* START *
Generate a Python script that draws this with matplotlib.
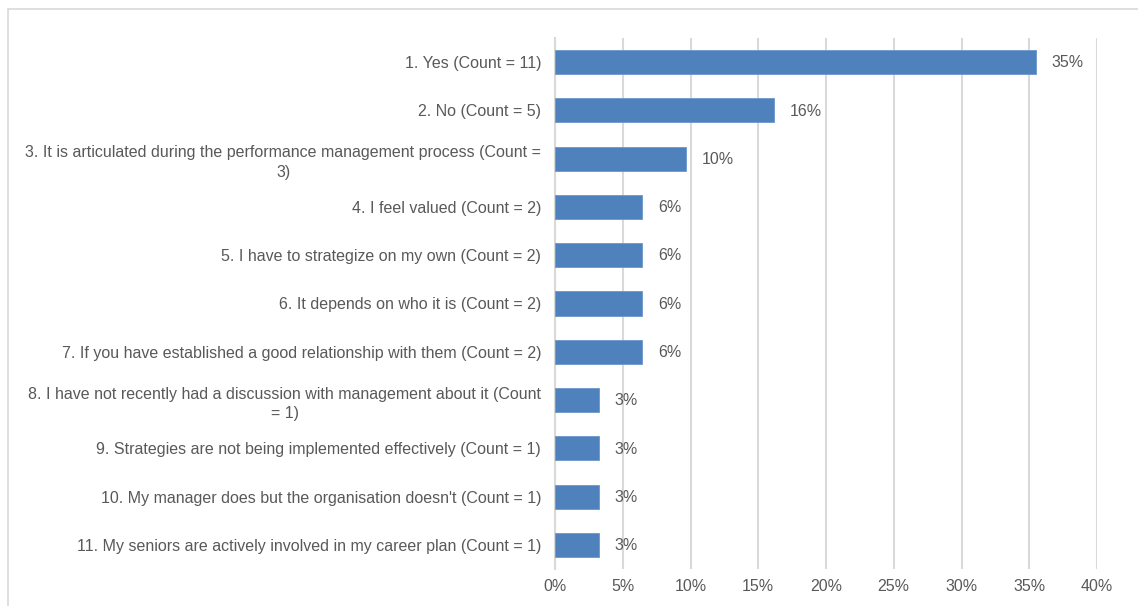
import matplotlib
matplotlib.use("Agg")
from matplotlib import pyplot as plt
from matplotlib.patches import Rectangle

categories = [
    "1. Yes (Count = 11)",
    "2. No (Count = 5)",
    "3. It is articulated during the performance management process (Count =\n3)",
    "4. I feel valued (Count = 2)",
    "5. I have to strategize on my own (Count = 2)",
    "6. It depends on who it is (Count = 2)",
    "7. If you have established a good relationship with them (Count = 2)",
    "8. I have not recently had a discussion with management about it (Count\n= 1)",
    "9. Strategies are not being implemented effectively (Count = 1)",
    "10. My manager does but the organisation doesn't (Count = 1)",
    "11. My seniors are actively involved in my career plan (Count = 1)",
]
percents = [35.48, 16.13, 9.68, 6.45, 6.45, 6.45, 6.45, 3.23, 3.23, 3.23, 3.23]
value_labels = ["35%", "16%", "10%", "6%", "6%", "6%", "6%", "3%", "3%", "3%", "3%"]
xticks = [0, 5, 10, 15, 20, 25, 30, 35, 40]
xtick_labels = ["0%", "5%", "10%", "15%", "20%", "25%", "30%", "35%", "40%"]

plt.rcParams["font.family"] = ["Liberation Sans", "DejaVu Sans"]
text_col = "#595959"
grid_col = "#d9d9d9"
fs = 11.5

fig = plt.figure(figsize=(11.38, 6.06), dpi=100)
# outer chart border (cut off at right and bottom in the reference)
fig.patches.append(Rectangle((8 / 1138, -0.05), 1.2, (606 - 9) / 606 + 0.05,
                             transform=fig.transFigure, fill=False,
                             edgecolor=grid_col, linewidth=1.2))

ax = fig.add_axes([555 / 1138, 37 / 606, (1097 - 555) / 1138, (569 - 38) / 606])

ypos = list(range(len(categories)))
ax.barh(ypos, percents, height=0.5, color="#4F81BD", edgecolor="#6b96c9",
        linewidth=0.6, zorder=3)
for y, v, lab in zip(ypos, percents, value_labels):
    ax.annotate(lab, (v, y), xytext=(11.5, -0.5), textcoords="offset points",
                ha="left", va="center", fontsize=fs, color=text_col)

ax.set_ylim(len(categories) - 0.5, -0.5)
ax.set_xlim(0, 40)
ax.set_yticks(ypos)
ax.set_yticklabels(categories, fontsize=fs, color=text_col,
                   multialignment="center", linespacing=1.4)
ax.set_xticks(xticks)
ax.set_xticklabels(xtick_labels, fontsize=fs, color=text_col)
ax.tick_params(axis="y", length=0, pad=10)
ax.tick_params(axis="x", length=0, pad=7)
ax.grid(axis="x", color=grid_col, linewidth=1.5, zorder=0)
ax.set_axisbelow(True)
for s in ["top", "right", "bottom"]:
    ax.spines[s].set_visible(False)
ax.spines["left"].set_color(grid_col)
ax.spines["left"].set_linewidth(1.5)

plt.savefig("out.png", dpi=100)
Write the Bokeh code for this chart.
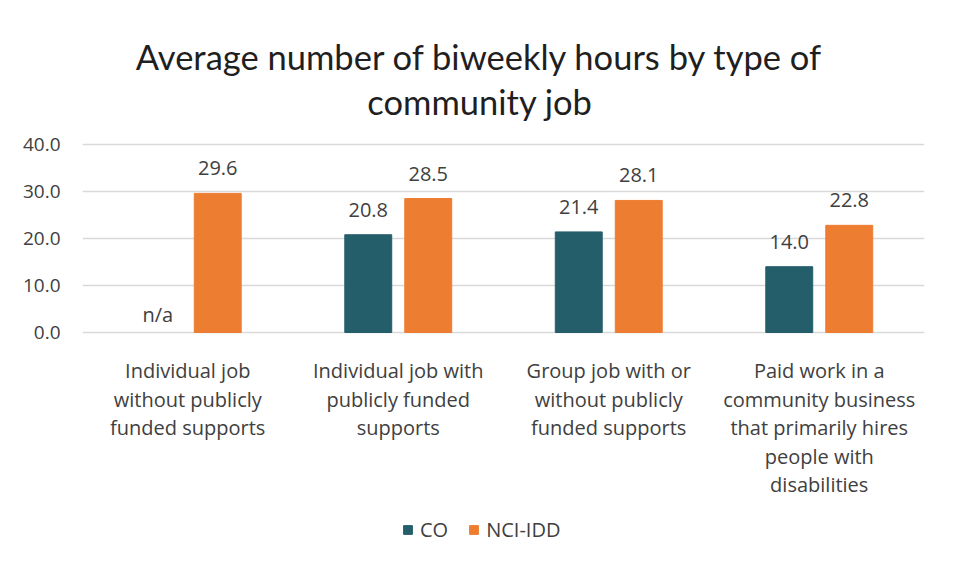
from bokeh.plotting import figure
from bokeh.models import ColumnDataSource, Label, LabelSet, Legend, LegendItem, Range1d, FixedTicker, PrintfTickFormatter
from bokeh.core.properties import value
from bokeh.embed import file_html
from bokeh.resources import INLINE

categories = [
    ["Individual job", "without publicly", "funded supports"],
    ["Individual job with", "publicly funded", "supports"],
    ["Group job with or", "without publicly", "funded supports"],
    ["Paid work in a", "community business", "that primarily hires", "people with", "disabilities"],
]
co_values = [None, 20.8, 21.4, 14.0]
nci_values = [29.6, 28.5, 28.1, 22.8]
series_names = ["CO", "NCI-IDD"]
y_ticks = [0, 10, 20, 30, 40]
title_lines = ["Average number of biweekly hours by type of", "community job"]

CO_COLOR = "#255E6B"
NCI_COLOR = "#ED7D31"
TEXT = "#404040"
FONT = "Open Sans"

W, H = 941, 563
FRAME_LEFT, FRAME_RIGHT = 82, 924
PX = 4.7
ZERO_Y = 332
def ydata(py):
    return (ZERO_Y - py) / PX
def xdata(px):
    return (px - FRAME_LEFT) / ((FRAME_RIGHT - FRAME_LEFT) / 4)

p = figure(width=W, height=H, output_backend="svg", toolbar_location=None,
           x_range=Range1d(0, 4), y_range=Range1d(ydata(H), ydata(0)),
           min_border_left=FRAME_LEFT, min_border_right=W - FRAME_RIGHT,
           min_border_top=0, min_border_bottom=0)
p.title.visible = False
p.outline_line_color = None
p.xgrid.grid_line_color = None
p.ygrid.grid_line_color = "#d9d9d9"
p.ygrid.grid_line_width = 1.5
p.xaxis.visible = False

p.yaxis.ticker = FixedTicker(ticks=y_ticks)
p.yaxis.formatter = PrintfTickFormatter(format="%.1f")
p.yaxis.axis_line_color = None
p.yaxis.major_tick_line_color = None
p.yaxis.minor_tick_line_color = None
p.yaxis.major_tick_out = 0
p.yaxis.major_label_standoff = 22
p.yaxis.major_label_text_font = FONT
p.yaxis.major_label_text_font_size = "19px"
p.yaxis.major_label_text_color = TEXT

offset = 0.1425
bw = 0.223
co_x = [i + 0.5 - offset for i, v in enumerate(co_values) if v is not None]
co_y = [v for v in co_values if v is not None]
nci_x = [i + 0.5 + offset for i in range(len(nci_values))]

src_co = ColumnDataSource(dict(x=co_x, top=co_y, lab=[f"{v:.1f}" for v in co_y]))
src_nci = ColumnDataSource(dict(x=nci_x, top=nci_values, lab=[f"{v:.1f}" for v in nci_values]))

r_co = p.vbar(x="x", top="top", width=bw, source=src_co, fill_color=CO_COLOR, line_color=CO_COLOR)
r_nci = p.vbar(x="x", top="top", width=bw, source=src_nci, fill_color=NCI_COLOR, line_color=NCI_COLOR)

for src in (src_co, src_nci):
    p.add_layout(LabelSet(x="x", y="top", text="lab", source=src, y_offset=18,
                          text_align="center", text_baseline="alphabetic",
                          text_font=value(FONT), text_font_size=value("20px"), text_color=value(TEXT)))

for i, v in enumerate(co_values):
    if v is None:
        p.add_layout(Label(x=i + 0.5 - offset, y=0, y_offset=18, text="n/a",
                           text_align="center", text_baseline="alphabetic",
                           text_font=FONT, text_font_size="20px", text_color=TEXT))

# category labels below the axis
for i, lines in enumerate(categories):
    for j, line in enumerate(lines):
        p.add_layout(Label(x=i + 0.5, y=ydata(370 + 28.5 * j), text=line,
                           text_align="center", text_baseline="alphabetic",
                           text_font=FONT, text_font_size="20px", text_color=TEXT))

# title
for j, line in enumerate(title_lines):
    p.add_layout(Label(x=xdata(479.5), y=ydata(56 + 45 * j), text=line,
                       text_align="center", text_baseline="alphabetic",
                       text_font="Lato", text_font_size="34.5px", text_color="#1f1f1f"))

legend = Legend(items=[LegendItem(label=series_names[0], renderers=[r_co]),
                       LegendItem(label=series_names[1], renderers=[r_nci])],
                orientation="horizontal", location=(320, H - 543),
                glyph_width=11, glyph_height=11, label_standoff=7, spacing=20,
                padding=0, margin=0, border_line_color=None, background_fill_alpha=0,
                label_text_font=FONT, label_text_font_size="20px", label_text_color=TEXT,
                label_height=22)
p.add_layout(legend, "center")

open("out.html", "w").write(file_html(p, INLINE))
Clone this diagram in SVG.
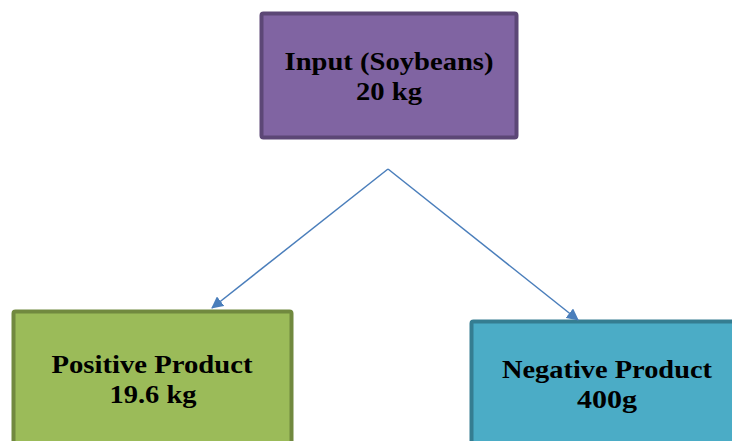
* END *
Set the listing down in full and exactly. Pictures within it should not appear in the copy.

Generate a Python script that draws this with matplotlib.
import matplotlib
matplotlib.use("Agg")
from matplotlib import pyplot as plt
from matplotlib.patches import Rectangle

categories = [
    "1. Yes (Count = 11)",
    "2. No (Count = 5)",
    "3. It is articulated during the performance management process (Count =\n3)",
    "4. I feel valued (Count = 2)",
    "5. I have to strategize on my own (Count = 2)",
    "6. It depends on who it is (Count = 2)",
    "7. If you have established a good relationship with them (Count = 2)",
    "8. I have not recently had a discussion with management about it (Count\n= 1)",
    "9. Strategies are not being implemented effectively (Count = 1)",
    "10. My manager does but the organisation doesn't (Count = 1)",
    "11. My seniors are actively involved in my career plan (Count = 1)",
]
percents = [35.48, 16.13, 9.68, 6.45, 6.45, 6.45, 6.45, 3.23, 3.23, 3.23, 3.23]
value_labels = ["35%", "16%", "10%", "6%", "6%", "6%", "6%", "3%", "3%", "3%", "3%"]
xticks = [0, 5, 10, 15, 20, 25, 30, 35, 40]
xtick_labels = ["0%", "5%", "10%", "15%", "20%", "25%", "30%", "35%", "40%"]

plt.rcParams["font.family"] = ["Liberation Sans", "DejaVu Sans"]
text_col = "#595959"
grid_col = "#d9d9d9"
fs = 11.5

fig = plt.figure(figsize=(11.38, 6.06), dpi=100)
# outer chart border (cut off at right and bottom in the reference)
fig.patches.append(Rectangle((8 / 1138, -0.05), 1.2, (606 - 9) / 606 + 0.05,
                             transform=fig.transFigure, fill=False,
                             edgecolor=grid_col, linewidth=1.2))

ax = fig.add_axes([555 / 1138, 37 / 606, (1097 - 555) / 1138, (569 - 38) / 606])

ypos = list(range(len(categories)))
ax.barh(ypos, percents, height=0.5, color="#4F81BD", edgecolor="#6b96c9",
        linewidth=0.6, zorder=3)
for y, v, lab in zip(ypos, percents, value_labels):
    ax.annotate(lab, (v, y), xytext=(11.5, -0.5), textcoords="offset points",
                ha="left", va="center", fontsize=fs, color=text_col)

ax.set_ylim(len(categories) - 0.5, -0.5)
ax.set_xlim(0, 40)
ax.set_yticks(ypos)
ax.set_yticklabels(categories, fontsize=fs, color=text_col,
                   multialignment="center", linespacing=1.4)
ax.set_xticks(xticks)
ax.set_xticklabels(xtick_labels, fontsize=fs, color=text_col)
ax.tick_params(axis="y", length=0, pad=10)
ax.tick_params(axis="x", length=0, pad=7)
ax.grid(axis="x", color=grid_col, linewidth=1.5, zorder=0)
ax.set_axisbelow(True)
for s in ["top", "right", "bottom"]:
    ax.spines[s].set_visible(False)
ax.spines["left"].set_color(grid_col)
ax.spines["left"].set_linewidth(1.5)

plt.savefig("out.png", dpi=100)
Write the Bokeh code for this chart.
from bokeh.plotting import figure
from bokeh.models import ColumnDataSource, Label, LabelSet, Legend, LegendItem, Range1d, FixedTicker, PrintfTickFormatter
from bokeh.core.properties import value
from bokeh.embed import file_html
from bokeh.resources import INLINE

categories = [
    ["Individual job", "without publicly", "funded supports"],
    ["Individual job with", "publicly funded", "supports"],
    ["Group job with or", "without publicly", "funded supports"],
    ["Paid work in a", "community business", "that primarily hires", "people with", "disabilities"],
]
co_values = [None, 20.8, 21.4, 14.0]
nci_values = [29.6, 28.5, 28.1, 22.8]
series_names = ["CO", "NCI-IDD"]
y_ticks = [0, 10, 20, 30, 40]
title_lines = ["Average number of biweekly hours by type of", "community job"]

CO_COLOR = "#255E6B"
NCI_COLOR = "#ED7D31"
TEXT = "#404040"
FONT = "Open Sans"

W, H = 941, 563
FRAME_LEFT, FRAME_RIGHT = 82, 924
PX = 4.7
ZERO_Y = 332
def ydata(py):
    return (ZERO_Y - py) / PX
def xdata(px):
    return (px - FRAME_LEFT) / ((FRAME_RIGHT - FRAME_LEFT) / 4)

p = figure(width=W, height=H, output_backend="svg", toolbar_location=None,
           x_range=Range1d(0, 4), y_range=Range1d(ydata(H), ydata(0)),
           min_border_left=FRAME_LEFT, min_border_right=W - FRAME_RIGHT,
           min_border_top=0, min_border_bottom=0)
p.title.visible = False
p.outline_line_color = None
p.xgrid.grid_line_color = None
p.ygrid.grid_line_color = "#d9d9d9"
p.ygrid.grid_line_width = 1.5
p.xaxis.visible = False

p.yaxis.ticker = FixedTicker(ticks=y_ticks)
p.yaxis.formatter = PrintfTickFormatter(format="%.1f")
p.yaxis.axis_line_color = None
p.yaxis.major_tick_line_color = None
p.yaxis.minor_tick_line_color = None
p.yaxis.major_tick_out = 0
p.yaxis.major_label_standoff = 22
p.yaxis.major_label_text_font = FONT
p.yaxis.major_label_text_font_size = "19px"
p.yaxis.major_label_text_color = TEXT

offset = 0.1425
bw = 0.223
co_x = [i + 0.5 - offset for i, v in enumerate(co_values) if v is not None]
co_y = [v for v in co_values if v is not None]
nci_x = [i + 0.5 + offset for i in range(len(nci_values))]

src_co = ColumnDataSource(dict(x=co_x, top=co_y, lab=[f"{v:.1f}" for v in co_y]))
src_nci = ColumnDataSource(dict(x=nci_x, top=nci_values, lab=[f"{v:.1f}" for v in nci_values]))

r_co = p.vbar(x="x", top="top", width=bw, source=src_co, fill_color=CO_COLOR, line_color=CO_COLOR)
r_nci = p.vbar(x="x", top="top", width=bw, source=src_nci, fill_color=NCI_COLOR, line_color=NCI_COLOR)

for src in (src_co, src_nci):
    p.add_layout(LabelSet(x="x", y="top", text="lab", source=src, y_offset=18,
                          text_align="center", text_baseline="alphabetic",
                          text_font=value(FONT), text_font_size=value("20px"), text_color=value(TEXT)))

for i, v in enumerate(co_values):
    if v is None:
        p.add_layout(Label(x=i + 0.5 - offset, y=0, y_offset=18, text="n/a",
                           text_align="center", text_baseline="alphabetic",
                           text_font=FONT, text_font_size="20px", text_color=TEXT))

# category labels below the axis
for i, lines in enumerate(categories):
    for j, line in enumerate(lines):
        p.add_layout(Label(x=i + 0.5, y=ydata(370 + 28.5 * j), text=line,
                           text_align="center", text_baseline="alphabetic",
                           text_font=FONT, text_font_size="20px", text_color=TEXT))

# title
for j, line in enumerate(title_lines):
    p.add_layout(Label(x=xdata(479.5), y=ydata(56 + 45 * j), text=line,
                       text_align="center", text_baseline="alphabetic",
                       text_font="Lato", text_font_size="34.5px", text_color="#1f1f1f"))

legend = Legend(items=[LegendItem(label=series_names[0], renderers=[r_co]),
                       LegendItem(label=series_names[1], renderers=[r_nci])],
                orientation="horizontal", location=(320, H - 543),
                glyph_width=11, glyph_height=11, label_standoff=7, spacing=20,
                padding=0, margin=0, border_line_color=None, background_fill_alpha=0,
                label_text_font=FONT, label_text_font_size="20px", label_text_color=TEXT,
                label_height=22)
p.add_layout(legend, "center")

open("out.html", "w").write(file_html(p, INLINE))
Clone this diagram in SVG.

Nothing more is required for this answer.